North Korea on Sunday conducted its sixth and most powerful nuclear test, claiming that it was of an advanced hydrogen bomb for a long-range missile.
In a televised announcement, it said the hydrogen bomb test had been ordered by top leader Kim Jong-un and that the underground explosion was a “perfect success”.
The bomb was designed to be mounted on the nation’s newly developed intercontinental ballistic missile (ICBM), Reuters cited Pyongyang as saying.
The test had registered with international seismic agencies as a man-made earthquake.
Japanese and South Korean officials were quoted as saying that the tremor was about 10 times more powerful than the one picked up after North Korea’s last nuclear test a year ago.
The latest test prompted alarm and angry reactions from Washington, which warned of a “massive” military response if the US or its allies were threatened.
“Any threat to the United States or its territories, including Guam or our allies will be met with a massive military response, a response both effective and overwhelming,” US Defense Secretary Jim Mattis said after a meeting with President Donald Trump and his national security team.
Trump earlier in the day refused to rule out military action and threatened to cut off trade with any country doing business with Pyongyang.

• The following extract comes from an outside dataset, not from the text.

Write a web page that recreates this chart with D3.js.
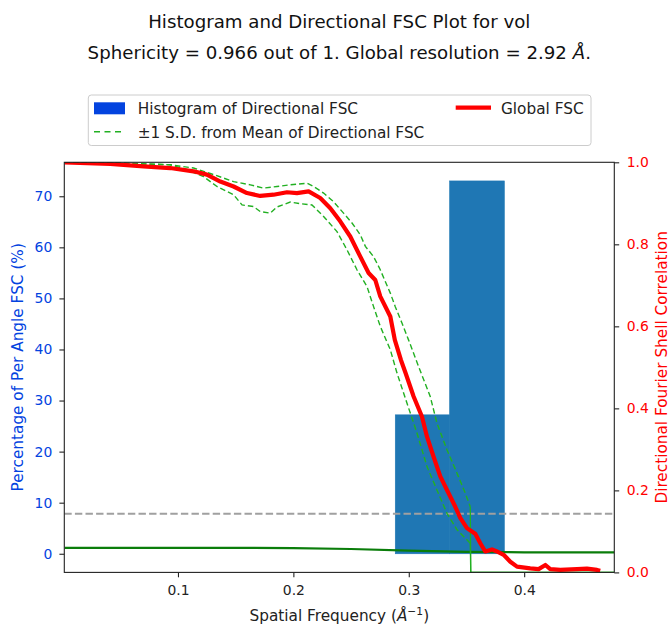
<!DOCTYPE html>
<html>
<head>
<meta charset="utf-8">
<script src="https://cdn.jsdelivr.net/npm/d3@7"></script>
<style>
  html, body { margin: 0; padding: 0; background: #fff; }
  svg { display: block; font-family: "DejaVu Sans", sans-serif; }
</style>
</head>
<body>
<svg id="chart" width="670" height="626"></svg>
<script>
// ---------------- data ----------------
const titleLine1 = "Histogram and Directional FSC Plot for vol";
const titleLine2 = "Sphericity = 0.966 out of 1. Global resolution = 2.92 ";

// Global FSC (red)
const fscFreq = [0.0017, 0.0413, 0.0702, 0.0933, 0.1135, 0.1251, 0.1367, 0.1482, 0.1598, 0.1713,
  0.1828, 0.1945, 0.2031, 0.2132, 0.2233, 0.2320, 0.2406, 0.2493, 0.2580, 0.2652,
  0.2710, 0.2753, 0.2840, 0.2879, 0.2932, 0.2970, 0.3042, 0.3114, 0.3158, 0.3215,
  0.3273, 0.3331, 0.3403, 0.3446, 0.3504, 0.3576, 0.3620, 0.3663, 0.3721, 0.3764,
  0.3822, 0.3880, 0.3938, 0.4053, 0.4125, 0.4184, 0.4226, 0.4313, 0.4458, 0.4544,
  0.4631, 0.4659];
const fscValues = [1.000, 0.996, 0.990, 0.986, 0.978, 0.970, 0.953, 0.941, 0.925, 0.918,
  0.921, 0.927, 0.925, 0.929, 0.913, 0.888, 0.856, 0.819, 0.770, 0.730,
  0.713, 0.673, 0.624, 0.567, 0.518, 0.488, 0.429, 0.380, 0.331, 0.282,
  0.234, 0.201, 0.160, 0.133, 0.108, 0.094, 0.071, 0.051, 0.056, 0.051,
  0.043, 0.026, 0.014, 0.010, 0.008, 0.018, 0.008, 0.006, 0.008, 0.009,
  0.006, 0.004];

// +1 S.D. (upper green dashed)
const upperFreq = [0.0017, 0.0413, 0.0933, 0.1135, 0.1309, 0.1482, 0.1627, 0.1742, 0.1858, 0.1973,
  0.2118, 0.2175, 0.2262, 0.2348, 0.2435, 0.2508, 0.2580, 0.2624, 0.2695, 0.2753,
  0.2840, 0.2883, 0.2941, 0.2998, 0.3085, 0.3186, 0.3244, 0.3331, 0.3418, 0.3490,
  0.3533, 0.3537, 0.4781];
const upperValues = [1.000, 0.9995, 0.994, 0.986, 0.970, 0.953, 0.945, 0.937, 0.941, 0.945,
  0.949, 0.941, 0.925, 0.904, 0.876, 0.852, 0.823, 0.795, 0.770, 0.738,
  0.681, 0.648, 0.608, 0.567, 0.502, 0.429, 0.364, 0.299, 0.242, 0.193,
  0.160, 0.0, 0.0];

// -1 S.D. (lower green dashed)
const lowerFreq = [0.0017, 0.0413, 0.0933, 0.1078, 0.1222, 0.1338, 0.1425, 0.1482, 0.1555, 0.1655,
  0.1713, 0.1800, 0.1858, 0.1973, 0.2060, 0.2161, 0.2262, 0.2378, 0.2464, 0.2551,
  0.2638, 0.2695, 0.2753, 0.2840, 0.2898, 0.2984, 0.3071, 0.3158, 0.3244, 0.3331,
  0.3418, 0.3533, 0.3537, 0.4781];
const lowerValues = [1.000, 0.998, 0.994, 0.982, 0.965, 0.941, 0.929, 0.921, 0.896, 0.892,
  0.880, 0.876, 0.891, 0.903, 0.899, 0.896, 0.868, 0.831, 0.787, 0.738,
  0.697, 0.648, 0.600, 0.543, 0.486, 0.413, 0.340, 0.258, 0.201, 0.144,
  0.104, 0.071, 0.0, 0.0];

// dark green solid line
const greenFreq = [0.0017, 0.15, 0.20, 0.25, 0.30, 0.35, 0.40, 0.4781];
const greenValues = [0.060, 0.060, 0.059, 0.057, 0.053, 0.050, 0.049, 0.049];

// histogram of directional FSC (percent)
const histEdges = [0.2883, 0.3354, 0.3828];
const histPercent = [27.2, 73.0];

const threshold = 0.143;

const xTicks = [0.1, 0.2, 0.3, 0.4];
const leftTicks = [0, 10, 20, 30, 40, 50, 60, 70];
const rightTicks = [0.0, 0.2, 0.4, 0.6, 0.8, 1.0];

const xDomain = [0.0015, 0.4781];
const leftDomain = [-3.65, 76.65];
const rightDomain = [0, 1];

// ---------------- layout ----------------
const plot = { left: 64.3, top: 162.3, right: 614.3, bottom: 572.4 };
const svg = d3.select("#chart");
const FS = 13.9;   // tick labels
const FL = 15.3;   // axis labels & legend
const FT = 18.2;   // title
const blue = "#0343df";
const red = "#ff0000";
const sdGreen = "#22b022";

const x = d3.scaleLinear().domain(xDomain).range([plot.left, plot.right]);
const yL = d3.scaleLinear().domain(leftDomain).range([plot.bottom, plot.top]);
const yR = d3.scaleLinear().domain(rightDomain).range([plot.bottom, plot.top]);

svg.append("defs").append("clipPath").attr("id", "clip")
  .append("rect").attr("x", plot.left).attr("y", plot.top)
  .attr("width", plot.right - plot.left).attr("height", plot.bottom - plot.top);

const g = svg.append("g").attr("clip-path", "url(#clip)");

// histogram bars
const bars = histPercent.map((p, i) => ({ x0: histEdges[i], x1: histEdges[i + 1], p }));
g.selectAll("rect.bar").data(bars).enter().append("rect")
  .attr("class", "bar")
  .attr("x", d => x(d.x0))
  .attr("width", d => x(d.x1) - x(d.x0))
  .attr("y", d => yL(d.p))
  .attr("height", d => yL(0) - yL(d.p))
  .attr("fill", "#1f77b4").attr("stroke", "#1f77b4").attr("stroke-width", 0.6);

// threshold line
g.append("line")
  .attr("x1", plot.left).attr("x2", plot.right)
  .attr("y1", yR(threshold)).attr("y2", yR(threshold))
  .attr("stroke", "#a0a0a0").attr("stroke-width", 2)
  .attr("stroke-dasharray", "7.4,3.2");

// dark green line
const lineR = d3.line().x(d => x(d[0])).y(d => yR(d[1]));
g.append("path")
  .attr("d", lineR(d3.zip(greenFreq, greenValues)))
  .attr("fill", "none").attr("stroke", "#0a7d0a").attr("stroke-width", 2.2);

// SD lines
function sdPaths(fr, vals) {
  const pts = d3.zip(fr, vals);
  const k = vals.findIndex(v => v === 0);
  const dashed = pts.slice(0, k);
  const tail = pts.slice(k - 1);
  g.append("path").attr("d", lineR(dashed))
    .attr("fill", "none").attr("stroke", sdGreen).attr("stroke-width", 1.4)
    .attr("stroke-dasharray", "5.5,3");
  g.append("path").attr("d", lineR(tail))
    .attr("fill", "none").attr("stroke", sdGreen).attr("stroke-width", 1.3);
}
sdPaths(upperFreq, upperValues);
sdPaths(lowerFreq, lowerValues);

// global FSC red line
g.append("path")
  .attr("d", lineR(d3.zip(fscFreq, fscValues)))
  .attr("fill", "none").attr("stroke", red).attr("stroke-width", 4.2)
  .attr("stroke-linejoin", "round").attr("stroke-linecap", "butt");

// ---------------- axes ----------------
function styleAxis(sel, color) {
  sel.select(".domain").remove();
  sel.selectAll(".tick line").attr("stroke", "#222").attr("stroke-width", 1.1);
  sel.selectAll(".tick text").attr("fill", color).style("font-size", FS + "px")
    .style("font-family", "DejaVu Sans");
}
const xAxis = svg.append("g").attr("transform", `translate(0,${plot.bottom})`)
  .call(d3.axisBottom(x).tickValues(xTicks).tickFormat(d3.format(".1f")).tickSizeOuter(0).tickSize(4.9).tickPadding(7.4));
styleAxis(xAxis, "#222");

const lAxis = svg.append("g").attr("transform", `translate(${plot.left},0)`)
  .call(d3.axisLeft(yL).tickValues(leftTicks).tickFormat(d3.format("d")).tickSizeOuter(0).tickSize(4.9).tickPadding(7.1));
styleAxis(lAxis, blue);

const rAxis = svg.append("g").attr("transform", `translate(${plot.right},0)`)
  .call(d3.axisRight(yR).tickValues(rightTicks).tickFormat(d3.format(".1f")).tickSizeOuter(0).tickSize(4.9).tickPadding(7.5));
styleAxis(rAxis, red);

// frame
svg.append("rect")
  .attr("x", plot.left).attr("y", plot.top)
  .attr("width", plot.right - plot.left).attr("height", plot.bottom - plot.top)
  .attr("fill", "none").attr("stroke", "#222").attr("stroke-width", 1.1);

// axis labels
const xl = svg.append("text").attr("x", (plot.left + plot.right) / 2).attr("y", 621)
  .attr("text-anchor", "middle").style("font-size", FL + "px").attr("fill", "#222");
xl.append("tspan").text("Spatial Frequency (");
xl.append("tspan").text("Å").style("font-style", "italic");
xl.append("tspan").text("−1").attr("dy", -6.5).style("font-size", (FL * 0.7) + "px");
xl.append("tspan").text(")").attr("dy", 6.5);

svg.append("text")
  .attr("transform", `translate(23,${(plot.top + plot.bottom) / 2}) rotate(-90)`)
  .attr("text-anchor", "middle").style("font-size", FL + "px").attr("fill", blue)
  .text("Percentage of Per Angle FSC (%)");

svg.append("text")
  .attr("transform", `translate(667,${(plot.top + plot.bottom) / 2}) rotate(-90)`)
  .attr("text-anchor", "middle").style("font-size", FL + "px").attr("fill", red)
  .text("Directional Fourier Shell Correlation");

// title
const cx = (plot.left + plot.right) / 2;
svg.append("text").attr("x", cx).attr("y", 27.7).attr("text-anchor", "middle")
  .style("font-size", FT + "px").attr("fill", "#111").text(titleLine1);
const t2 = svg.append("text").attr("x", cx).attr("y", 58.8).attr("text-anchor", "middle")
  .style("font-size", FT + "px").attr("fill", "#111");
t2.append("tspan").text(titleLine2);
t2.append("tspan").text("Å").style("font-style", "italic");
t2.append("tspan").text(".");

// legend
const lg = svg.append("g");
lg.append("rect").attr("x", 88.3).attr("y", 95).attr("width", 502.7).attr("height", 50.5)
  .attr("rx", 3).attr("fill", "#fff").attr("stroke", "#cccccc").attr("stroke-width", 1);
lg.append("rect").attr("x", 94).attr("y", 102.3).attr("width", 31).attr("height", 12)
  .attr("fill", blue);
lg.append("text").attr("x", 137.7).attr("y", 113.8).style("font-size", FL + "px").attr("fill", "#222")
  .text("Histogram of Directional FSC");
lg.append("line").attr("x1", 94).attr("x2", 125).attr("y1", 131.7).attr("y2", 131.7)
  .attr("stroke", sdGreen).attr("stroke-width", 1.5).attr("stroke-dasharray", "6,4.5");
lg.append("text").attr("x", 137.7).attr("y", 137.8).style("font-size", FL + "px").attr("fill", "#222")
  .text("±1 S.D. from Mean of Directional FSC");
lg.append("line").attr("x1", 455.7).attr("x2", 491).attr("y1", 107.7).attr("y2", 107.7)
  .attr("stroke", red).attr("stroke-width", 4.2);
lg.append("text").attr("x", 501).attr("y", 113.8).style("font-size", FL + "px").attr("fill", "#222")
  .text("Global FSC");
</script>
</body>
</html>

Asked while leaving a church service whether the US would attack North Korea, Trump replied: “We’ll see.”
Early Monday in Seoul, South Korea’s military confirmed it had carried out missile drills in response to the North’s nuclear test.
Despite the tough talk, the immediate focus of the international response was expected to be on tougher economic sanctions against Pyongyang, Reuters noted.
The United Nations Security Council is scheduled to meet on Monday to discuss the nuclear test.
Diplomats have said the council could now consider banning Pyongyang’s textile exports and the country’s national airline, stop supplies of oil to the government and military, prevent North Koreans from working abroad and add top officials to a blacklist to subject them to an asset freeze and travel ban.
US Treasury Secretary Steve Mnuchin said on Sunday that he would put together a package of new sanctions to potentially cut off all trade with North Korea.
After weeks of profound tensions over North Korea’s nuclear program, the size and scope of the latest test set off a new round of diplomatic handwringing.
Chinese President Xi Jinping and Russian President Vladimir Putin, who met on the sidelines of a BRICS summit in China, agreed to “appropriately deal” with North Korea’s nuclear test, Xinhua news agency reported.
China said it strongly condemned the nuclear test and urged Pyongyang to stop its “wrong” actions.